## Task directions
Give the data below again exactly as written, without its pictures.

## Records provided
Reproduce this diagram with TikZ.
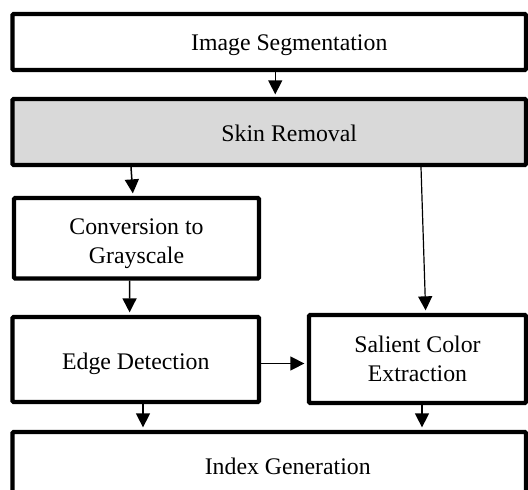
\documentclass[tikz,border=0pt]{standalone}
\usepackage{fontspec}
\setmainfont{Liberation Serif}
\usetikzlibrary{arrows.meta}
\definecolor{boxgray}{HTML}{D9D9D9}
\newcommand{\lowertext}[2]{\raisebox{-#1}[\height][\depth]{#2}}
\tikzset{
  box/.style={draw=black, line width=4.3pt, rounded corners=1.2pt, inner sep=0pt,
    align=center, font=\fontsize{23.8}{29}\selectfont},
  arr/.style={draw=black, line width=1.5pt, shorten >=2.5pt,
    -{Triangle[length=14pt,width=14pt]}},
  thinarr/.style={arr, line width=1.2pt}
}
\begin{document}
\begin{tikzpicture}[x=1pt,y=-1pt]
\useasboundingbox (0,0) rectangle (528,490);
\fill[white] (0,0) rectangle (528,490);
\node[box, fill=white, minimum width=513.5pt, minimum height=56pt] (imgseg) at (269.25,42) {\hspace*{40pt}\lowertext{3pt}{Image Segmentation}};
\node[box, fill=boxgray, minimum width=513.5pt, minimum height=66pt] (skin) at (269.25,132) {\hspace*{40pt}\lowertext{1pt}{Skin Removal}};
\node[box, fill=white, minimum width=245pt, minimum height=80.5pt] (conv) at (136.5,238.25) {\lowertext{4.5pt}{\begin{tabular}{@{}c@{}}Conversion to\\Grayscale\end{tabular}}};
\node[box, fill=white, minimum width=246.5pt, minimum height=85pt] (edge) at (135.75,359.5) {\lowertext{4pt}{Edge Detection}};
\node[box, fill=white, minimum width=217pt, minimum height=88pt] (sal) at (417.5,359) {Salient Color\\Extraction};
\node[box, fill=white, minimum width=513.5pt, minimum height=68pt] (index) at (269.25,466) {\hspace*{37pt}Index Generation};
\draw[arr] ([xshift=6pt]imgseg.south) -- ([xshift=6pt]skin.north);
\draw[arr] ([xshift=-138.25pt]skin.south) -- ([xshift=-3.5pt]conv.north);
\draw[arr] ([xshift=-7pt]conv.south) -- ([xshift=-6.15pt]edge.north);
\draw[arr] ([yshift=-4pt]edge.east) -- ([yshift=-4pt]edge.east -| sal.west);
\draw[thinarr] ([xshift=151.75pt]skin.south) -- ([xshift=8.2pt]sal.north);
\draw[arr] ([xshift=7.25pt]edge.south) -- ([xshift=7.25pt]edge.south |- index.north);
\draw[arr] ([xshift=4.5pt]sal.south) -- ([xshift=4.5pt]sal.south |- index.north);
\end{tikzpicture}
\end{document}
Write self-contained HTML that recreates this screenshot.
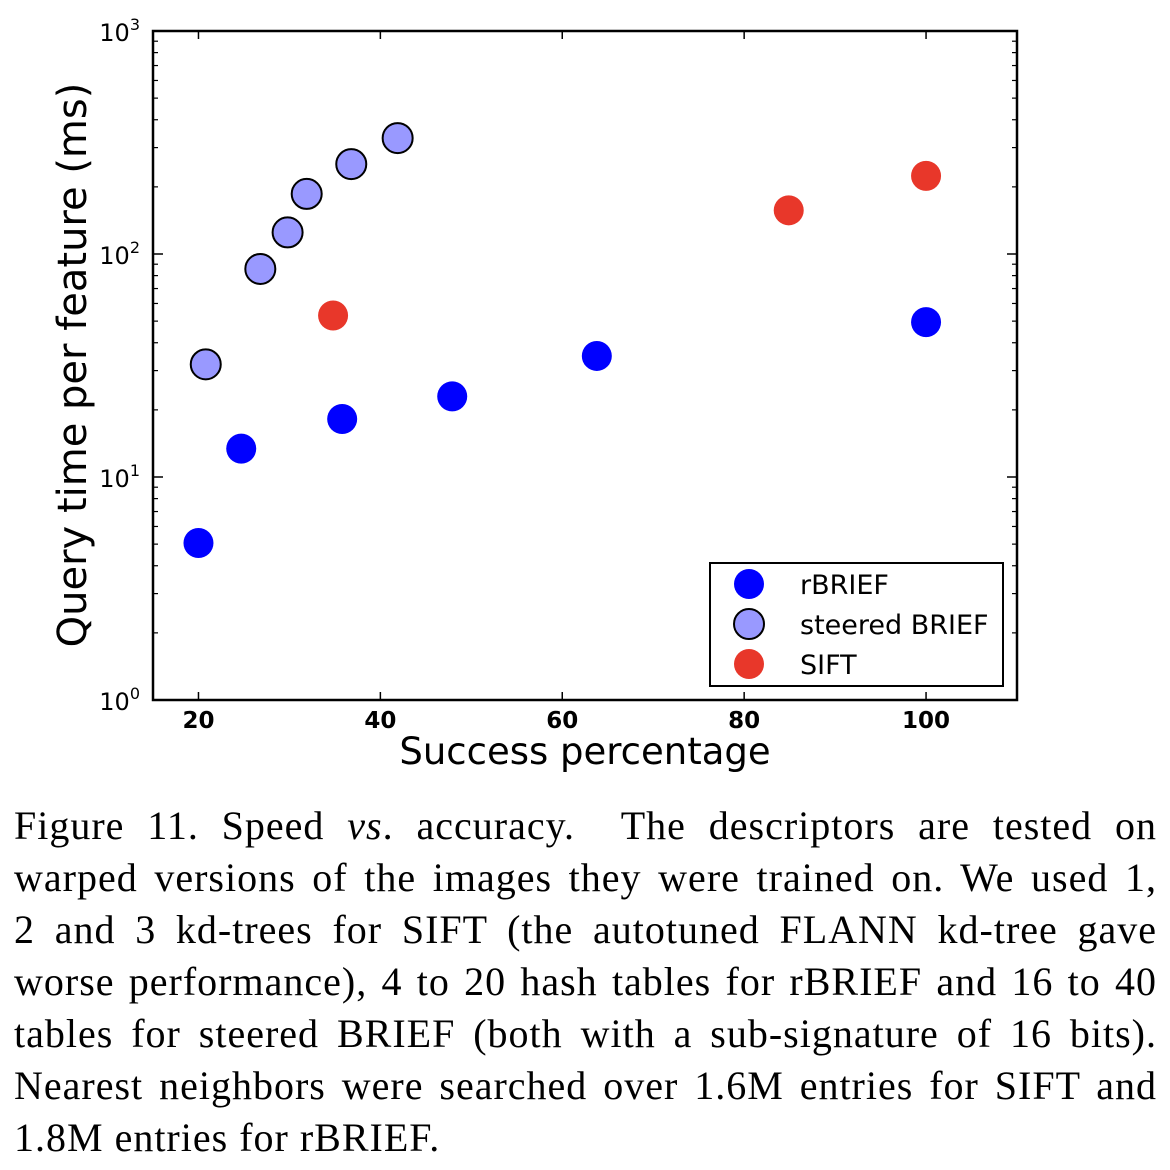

## Result of the task
Reproduce this diagram with TikZ.
\documentclass[tikz,border=0pt]{standalone}
\usepackage{fontspec}
\setmainfont{Liberation Serif}
\usetikzlibrary{arrows.meta}
\definecolor{boxgray}{HTML}{D9D9D9}
\newcommand{\lowertext}[2]{\raisebox{-#1}[\height][\depth]{#2}}
\tikzset{
  box/.style={draw=black, line width=4.3pt, rounded corners=1.2pt, inner sep=0pt,
    align=center, font=\fontsize{23.8}{29}\selectfont},
  arr/.style={draw=black, line width=1.5pt, shorten >=2.5pt,
    -{Triangle[length=14pt,width=14pt]}},
  thinarr/.style={arr, line width=1.2pt}
}
\begin{document}
\begin{tikzpicture}[x=1pt,y=-1pt]
\useasboundingbox (0,0) rectangle (528,490);
\fill[white] (0,0) rectangle (528,490);
\node[box, fill=white, minimum width=513.5pt, minimum height=56pt] (imgseg) at (269.25,42) {\hspace*{40pt}\lowertext{3pt}{Image Segmentation}};
\node[box, fill=boxgray, minimum width=513.5pt, minimum height=66pt] (skin) at (269.25,132) {\hspace*{40pt}\lowertext{1pt}{Skin Removal}};
\node[box, fill=white, minimum width=245pt, minimum height=80.5pt] (conv) at (136.5,238.25) {\lowertext{4.5pt}{\begin{tabular}{@{}c@{}}Conversion to\\Grayscale\end{tabular}}};
\node[box, fill=white, minimum width=246.5pt, minimum height=85pt] (edge) at (135.75,359.5) {\lowertext{4pt}{Edge Detection}};
\node[box, fill=white, minimum width=217pt, minimum height=88pt] (sal) at (417.5,359) {Salient Color\\Extraction};
\node[box, fill=white, minimum width=513.5pt, minimum height=68pt] (index) at (269.25,466) {\hspace*{37pt}Index Generation};
\draw[arr] ([xshift=6pt]imgseg.south) -- ([xshift=6pt]skin.north);
\draw[arr] ([xshift=-138.25pt]skin.south) -- ([xshift=-3.5pt]conv.north);
\draw[arr] ([xshift=-7pt]conv.south) -- ([xshift=-6.15pt]edge.north);
\draw[arr] ([yshift=-4pt]edge.east) -- ([yshift=-4pt]edge.east -| sal.west);
\draw[thinarr] ([xshift=151.75pt]skin.south) -- ([xshift=8.2pt]sal.north);
\draw[arr] ([xshift=7.25pt]edge.south) -- ([xshift=7.25pt]edge.south |- index.north);
\draw[arr] ([xshift=4.5pt]sal.south) -- ([xshift=4.5pt]sal.south |- index.north);
\end{tikzpicture}
\end{document}
Write self-contained HTML that recreates this screenshot.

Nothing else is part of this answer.